Alas, Cobb also seems to be among those still peddling the notion that cars-first transportation is a mere attitude, rather than an imposed institutional requirement of big business capitalism.
“It’s time to let go of the car culture so we can rid ourselves of its myriad ill effects,” Cobb urges.
But what if “letting go” isn’t nearly enough? What if the powers-that-be will continue to dictate our transportation options, whatever our attitude? What if what we really have is not a shared “car culture,” but corporate capitalism, a.k.a., a globally dominant system of powerful interests and institutions whose primary function is to further enrich the rich? And what if corporate capitalism would implode without the economic stimulation that only cars-first transportation in at least the United States can provide? What then? Would it then be enough for the advocates of decent human survival to continue mistaking “letting go” of a cultural chimera for a genuine effort to rescue human progress from the jaws of historic defeat?
These vital questions seem never to have crossed Kurt Cobb’s otherwise incisive mind.
Interestingly and importantly, Cobb also seems never to have much pondered the conventional rotten history that undergirds both mainstream cant and prior leftist attempts at car-criticism: In Cobb’s mind, by some unspecified means at some unspecified time, “the public have [somehow] agreed to allow the private automobile to become the dominant form of transportation” in the United States.
When, pray tell, was that?
People have certainly purchased automobiles. They have certainly also failed to rebel against the huge, unwavering, unmatched public subsidies private cars have received from the moment of their invention in this paved-over nation-state.
But it is simply a falsity to suggest that there has ever been a serious debate on cars-first transportation in the United States. There has never been such a debate. Not even close.
Consider the last time a major “highway bill” (even the terminology tells you what you need to know) reached the floor of Congress: This was in 2005, four years after 9/11, amid exploding gas prices and clear descriptions of the near arrival of Peak Oil. The proposed bill demoted public transportation’s share of federal mobility monies from 20 to 18 percent — and promptly passed 503-12, with all 12 of the “nays” being cast by Republicans seizing a puffball chance to grandstand their alleged hatred of government. Not a soul — zero Democrats, not the “socialist” Bernie Sanders — raised a peep about the sheer unspeakable insanity of the decision. In early twenty-first century America, despite the headlines and whatever the actual (and unsolicited) preferences of Joe and Jane Sixpack might be, “highways bills” remain far more sacrosanct and “off the table” for debate than even military budgets. As they must. The reality they enable is simply too important to the profit-making system.

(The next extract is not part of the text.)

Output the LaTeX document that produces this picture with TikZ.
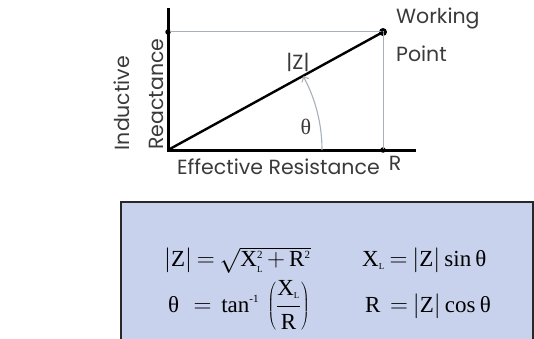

This situation is deadly serious, despite its continual non-discussion. This is not a game. We would-be rebels against it can no longer afford to suggest that transcending the automotive-industrial regime is anything less than a huge new call to old-fashioned class struggle. The overclass certainly knows this, and will certainly act accordingly. Isn’t it time we joined them and became as radical as reality itself?